In ancient Rome, immediately after the grapes were harvested, they were stomped on, often by foot. The juice was placed in large terracotta pots (big enough to hold a man) lined with beeswax and buried to the neck in the ground. Often the pots were left open during fermentation before being sealed with clay or resin. The wine produced by these methods was robust and by today’s standards, quite unpalatable. That’s why ancient Romans mixed seawater with the wine before drinking it, making it taste more like a spiked punch (which, of course, reduced public intoxication). Honey was added to sweeten it and spices and medicinal herbs were used to bolster its medicinal qualities.
Fast froward two millennia and you see a very different natural and er…unnatural wine industry
Modern day commercial wine production is made in multi-thousand-liter vessel wine vats, use of oak staves, commercial yeasts and bacteria, and in some cases the spurned Mega Purple, a food additive that deepens the color of red wine. Meanwhile, the modern-day natural wine industry aims to embrace what mother nature intends- the use of hand-picked certified organic grapes, the exclusive use of indigenous yeasts, with added sulfites being expressly prohibited.
Within the wine industry there has been a recent emergence of private environmental standards, self-proclaimed ‘natural’ claims, as well as regulatory precedence through the French Ministry for Agriculture and the French Fraud Control Office’s new ‘vin méthode nature’. In each case, there is a consumer and industry desire to get back to more simplistic wine production. Using more art and flexibility with what nature yields as opposed to additives and chemicals to achieve a desired flavor profile match.
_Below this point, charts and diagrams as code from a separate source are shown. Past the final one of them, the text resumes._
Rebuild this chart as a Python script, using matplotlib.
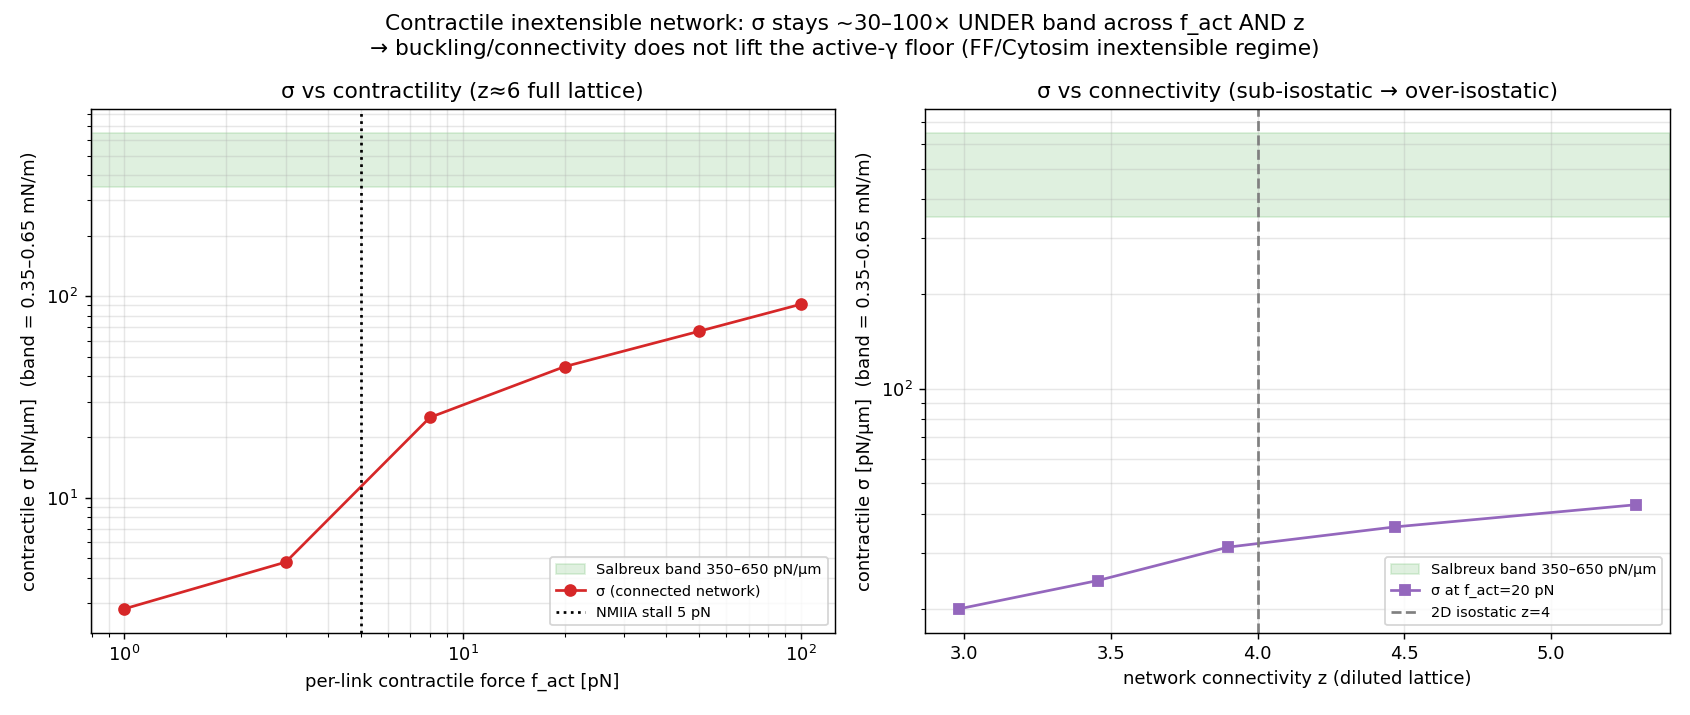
import matplotlib
matplotlib.use("Agg")
import matplotlib.pyplot as plt
import numpy as np

# data
band_lo, band_hi = 350, 650   # Salbreux band, pN/um

f_act = [1, 3, 8, 20, 50, 100]               # pN
sigma_f = [2.80, 4.78, 25.0, 44.7, 67.0, 91.3]

z_conn = [2.983, 3.456, 3.900, 4.468, 5.289]
sigma_z = [20.0, 24.6, 31.4, 36.4, 42.8]

fig, (ax1, ax2) = plt.subplots(1, 2, figsize=(13, 5.5), dpi=130)

# left panel: sigma vs contractility
ax1.axhspan(band_lo, band_hi, color="tab:green", alpha=0.15,
            label="Salbreux band 350–650 pN/µm")
ax1.plot(f_act, sigma_f, "o-", color="tab:red", label="σ (connected network)")
ax1.axvline(5, color="k", ls=":", label="NMIIA stall 5 pN")
ax1.set_xscale("log")
ax1.set_yscale("log")
ax1.set_xlabel("per-link contractile force f_act [pN]")
ax1.set_ylabel("contractile σ [pN/µm]  (band = 0.35–0.65 mN/m)")
ax1.set_title("σ vs contractility (z≈6 full lattice)")
ax1.grid(True, which="both", alpha=0.3)
ax1.legend(fontsize=8, loc="lower right")

# right panel: sigma vs connectivity
ax2.axhspan(band_lo, band_hi, color="tab:green", alpha=0.15,
            label="Salbreux band 350–650 pN/µm")
ax2.plot(z_conn, sigma_z, "s-", color="tab:purple", label="σ at f_act=20 pN")
ax2.axvline(4, color="gray", ls="--", label="2D isostatic z=4")
ax2.set_yscale("log")
ax2.set_xlabel("network connectivity z (diluted lattice)")
ax2.set_ylabel("contractile σ [pN/µm]  (band = 0.35–0.65 mN/m)")
ax2.set_title("σ vs connectivity (sub-isostatic → over-isostatic)")
ax2.grid(True, which="both", alpha=0.3)
ax2.legend(fontsize=8, loc="lower right")

fig.suptitle("Contractile inextensible network: σ stays ~30–100× UNDER band across f_act AND z\n"
             "→ buckling/connectivity does not lift the active-γ floor (FF/Cytosim inextensible regime)")
fig.subplots_adjust(left=0.0536, right=0.9879, top=0.8478, bottom=0.1152, wspace=0.1217)
fig.savefig("out.png")
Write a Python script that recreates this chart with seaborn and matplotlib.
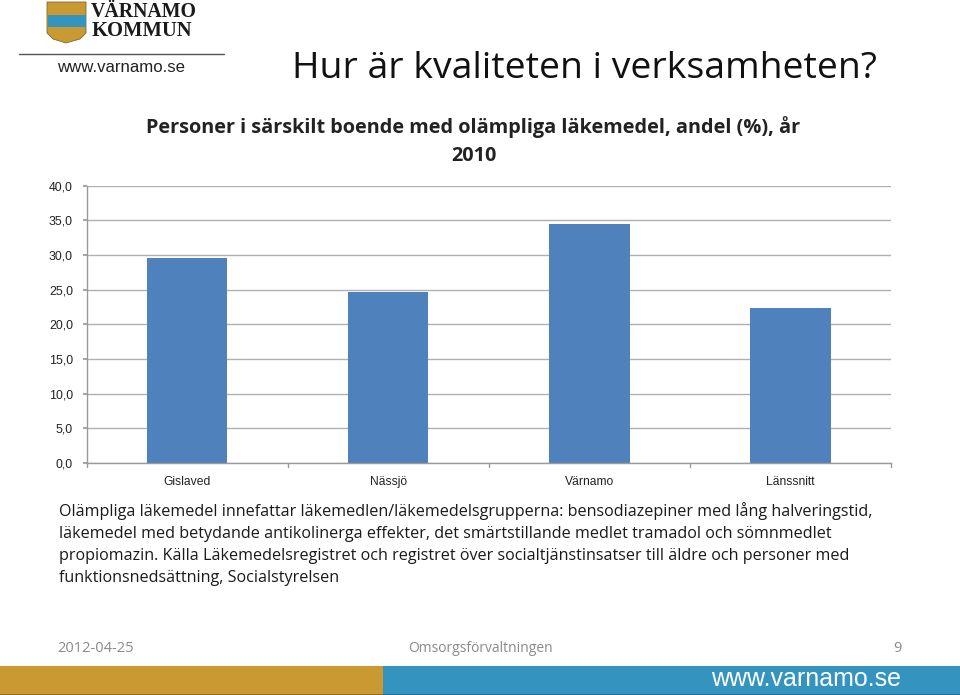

Clean Label Project’s new Natural Wine Certification aims to lay the foundation of a standard that defines what it means to be ‘Natural’, leaving no room for interpretation or over used and undefined marketing terms. In furthering our mission to bring truth and transparency to consumer-packaged goods, we have developed two tiers of Clean Label Project Natural Certification. The top tier, the Clean Label Project Natural Wine Certification seal, recognizes the best-practices utilized by modern day true natural wine trailblazers with requirements including but not limited to the exclusive use of organic grapes, indigenous yeasts, and minimal additives. The second tier, the Clean Label Project Natural Path Certification wine seal, recognizes wineries that utilize elements of traditional natural wine production while allowing for some modern wine production techniques including but not limited to the exclusive use of certified organic or glyphosate and neonicotinoid-free grapes, allowance of minimal cultured bacteria, and minimal use of added sulfites for shelf-life. Clean Label Project Code of Practice: Natural Wine also has requirements that embrace Clean Label Project’s consumer-compliance philosophy- unannounced sampling, unannounced testing, and unannounced audits- just to make sure that brands stay true to their word.
Join us in raising a glass to Clean Label Project Natural and Natural Path wine production and to the future of truth and transparency in the wine industry.